SET EXERCISE: Transcribe the listing that follows in full, omitting pictures.

DATA SHOWN:
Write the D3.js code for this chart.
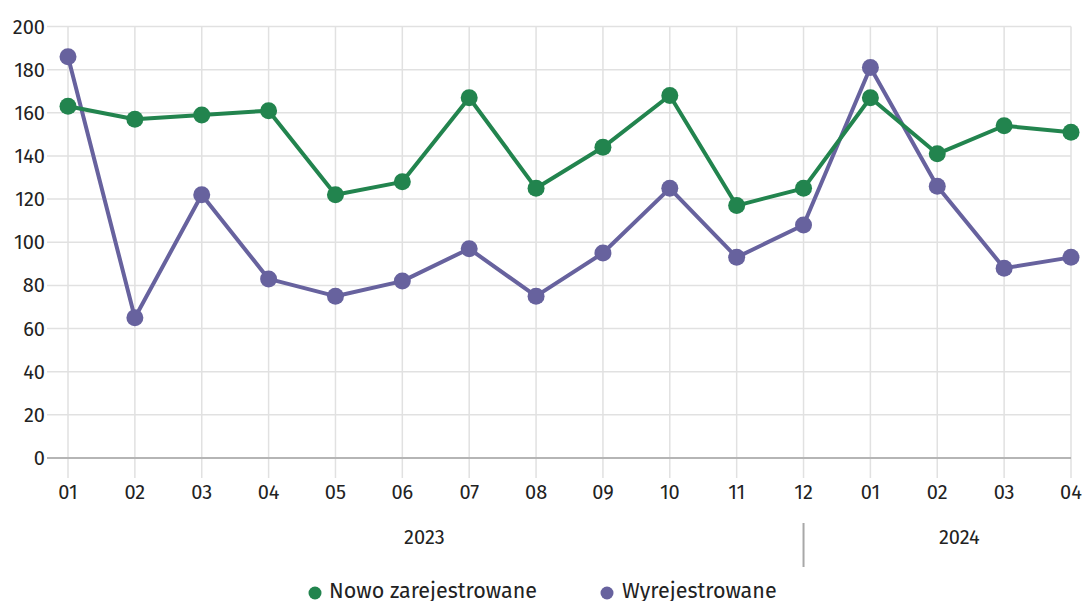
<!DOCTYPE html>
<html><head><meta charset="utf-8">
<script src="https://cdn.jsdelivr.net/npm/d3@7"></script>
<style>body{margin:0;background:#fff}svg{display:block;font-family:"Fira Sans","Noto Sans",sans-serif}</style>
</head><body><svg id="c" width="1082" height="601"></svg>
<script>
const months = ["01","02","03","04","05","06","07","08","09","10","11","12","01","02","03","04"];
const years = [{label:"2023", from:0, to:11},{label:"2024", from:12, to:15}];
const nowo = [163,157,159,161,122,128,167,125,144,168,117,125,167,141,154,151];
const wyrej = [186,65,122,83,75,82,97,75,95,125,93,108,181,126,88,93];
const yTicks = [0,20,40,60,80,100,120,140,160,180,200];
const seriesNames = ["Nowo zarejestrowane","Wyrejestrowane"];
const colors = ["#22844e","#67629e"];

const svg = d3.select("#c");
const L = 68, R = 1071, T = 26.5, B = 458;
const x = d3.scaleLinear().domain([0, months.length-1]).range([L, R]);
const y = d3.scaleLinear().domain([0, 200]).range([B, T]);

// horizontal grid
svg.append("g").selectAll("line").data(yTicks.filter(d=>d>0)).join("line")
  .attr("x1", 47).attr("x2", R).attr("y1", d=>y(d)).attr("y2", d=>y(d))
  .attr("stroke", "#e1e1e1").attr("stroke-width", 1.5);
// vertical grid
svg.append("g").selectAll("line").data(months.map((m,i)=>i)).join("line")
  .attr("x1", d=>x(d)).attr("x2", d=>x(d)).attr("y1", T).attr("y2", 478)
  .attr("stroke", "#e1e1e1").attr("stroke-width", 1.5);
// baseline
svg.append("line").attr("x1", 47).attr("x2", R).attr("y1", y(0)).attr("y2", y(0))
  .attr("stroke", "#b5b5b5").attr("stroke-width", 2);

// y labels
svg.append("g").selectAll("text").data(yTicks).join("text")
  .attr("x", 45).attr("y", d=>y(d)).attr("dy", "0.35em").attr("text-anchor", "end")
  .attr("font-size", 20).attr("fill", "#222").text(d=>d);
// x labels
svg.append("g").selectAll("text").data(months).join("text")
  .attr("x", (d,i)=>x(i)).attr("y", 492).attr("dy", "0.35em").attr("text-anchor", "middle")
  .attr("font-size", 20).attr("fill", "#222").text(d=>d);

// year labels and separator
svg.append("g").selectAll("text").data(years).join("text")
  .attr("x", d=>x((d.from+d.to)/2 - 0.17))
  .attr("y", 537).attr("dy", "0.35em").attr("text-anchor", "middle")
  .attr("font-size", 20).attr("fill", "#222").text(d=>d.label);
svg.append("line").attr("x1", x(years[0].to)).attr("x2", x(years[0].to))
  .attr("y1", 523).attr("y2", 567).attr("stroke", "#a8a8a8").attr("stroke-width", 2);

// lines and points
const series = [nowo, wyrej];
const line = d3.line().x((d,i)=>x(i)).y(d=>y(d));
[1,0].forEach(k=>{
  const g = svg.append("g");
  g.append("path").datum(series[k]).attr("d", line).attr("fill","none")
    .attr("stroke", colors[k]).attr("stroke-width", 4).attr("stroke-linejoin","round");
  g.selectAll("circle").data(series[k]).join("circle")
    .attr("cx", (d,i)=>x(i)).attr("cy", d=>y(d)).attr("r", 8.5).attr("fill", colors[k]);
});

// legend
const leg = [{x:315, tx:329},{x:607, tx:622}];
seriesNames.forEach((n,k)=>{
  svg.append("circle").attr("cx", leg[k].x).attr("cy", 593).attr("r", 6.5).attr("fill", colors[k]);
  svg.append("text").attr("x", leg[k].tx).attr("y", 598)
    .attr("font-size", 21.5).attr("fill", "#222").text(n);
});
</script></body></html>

TASK RESULT:
Write the D3.js code for this chart.
<!DOCTYPE html>
<html><head><meta charset="utf-8">
<script src="https://cdn.jsdelivr.net/npm/d3@7"></script>
<style>body{margin:0;background:#fff}svg{display:block;font-family:"Fira Sans","Noto Sans",sans-serif}</style>
</head><body><svg id="c" width="1082" height="601"></svg>
<script>
const months = ["01","02","03","04","05","06","07","08","09","10","11","12","01","02","03","04"];
const years = [{label:"2023", from:0, to:11},{label:"2024", from:12, to:15}];
const nowo = [163,157,159,161,122,128,167,125,144,168,117,125,167,141,154,151];
const wyrej = [186,65,122,83,75,82,97,75,95,125,93,108,181,126,88,93];
const yTicks = [0,20,40,60,80,100,120,140,160,180,200];
const seriesNames = ["Nowo zarejestrowane","Wyrejestrowane"];
const colors = ["#22844e","#67629e"];

const svg = d3.select("#c");
const L = 68, R = 1071, T = 26.5, B = 458;
const x = d3.scaleLinear().domain([0, months.length-1]).range([L, R]);
const y = d3.scaleLinear().domain([0, 200]).range([B, T]);

// horizontal grid
svg.append("g").selectAll("line").data(yTicks.filter(d=>d>0)).join("line")
  .attr("x1", 47).attr("x2", R).attr("y1", d=>y(d)).attr("y2", d=>y(d))
  .attr("stroke", "#e1e1e1").attr("stroke-width", 1.5);
// vertical grid
svg.append("g").selectAll("line").data(months.map((m,i)=>i)).join("line")
  .attr("x1", d=>x(d)).attr("x2", d=>x(d)).attr("y1", T).attr("y2", 478)
  .attr("stroke", "#e1e1e1").attr("stroke-width", 1.5);
// baseline
svg.append("line").attr("x1", 47).attr("x2", R).attr("y1", y(0)).attr("y2", y(0))
  .attr("stroke", "#b5b5b5").attr("stroke-width", 2);

// y labels
svg.append("g").selectAll("text").data(yTicks).join("text")
  .attr("x", 45).attr("y", d=>y(d)).attr("dy", "0.35em").attr("text-anchor", "end")
  .attr("font-size", 20).attr("fill", "#222").text(d=>d);
// x labels
svg.append("g").selectAll("text").data(months).join("text")
  .attr("x", (d,i)=>x(i)).attr("y", 492).attr("dy", "0.35em").attr("text-anchor", "middle")
  .attr("font-size", 20).attr("fill", "#222").text(d=>d);

// year labels and separator
svg.append("g").selectAll("text").data(years).join("text")
  .attr("x", d=>x((d.from+d.to)/2 - 0.17))
  .attr("y", 537).attr("dy", "0.35em").attr("text-anchor", "middle")
  .attr("font-size", 20).attr("fill", "#222").text(d=>d.label);
svg.append("line").attr("x1", x(years[0].to)).attr("x2", x(years[0].to))
  .attr("y1", 523).attr("y2", 567).attr("stroke", "#a8a8a8").attr("stroke-width", 2);

// lines and points
const series = [nowo, wyrej];
const line = d3.line().x((d,i)=>x(i)).y(d=>y(d));
[1,0].forEach(k=>{
  const g = svg.append("g");
  g.append("path").datum(series[k]).attr("d", line).attr("fill","none")
    .attr("stroke", colors[k]).attr("stroke-width", 4).attr("stroke-linejoin","round");
  g.selectAll("circle").data(series[k]).join("circle")
    .attr("cx", (d,i)=>x(i)).attr("cy", d=>y(d)).attr("r", 8.5).attr("fill", colors[k]);
});

// legend
const leg = [{x:315, tx:329},{x:607, tx:622}];
seriesNames.forEach((n,k)=>{
  svg.append("circle").attr("cx", leg[k].x).attr("cy", 593).attr("r", 6.5).attr("fill", colors[k]);
  svg.append("text").attr("x", leg[k].tx).attr("y", 598)
    .attr("font-size", 21.5).attr("fill", "#222").text(n);
});
</script></body></html>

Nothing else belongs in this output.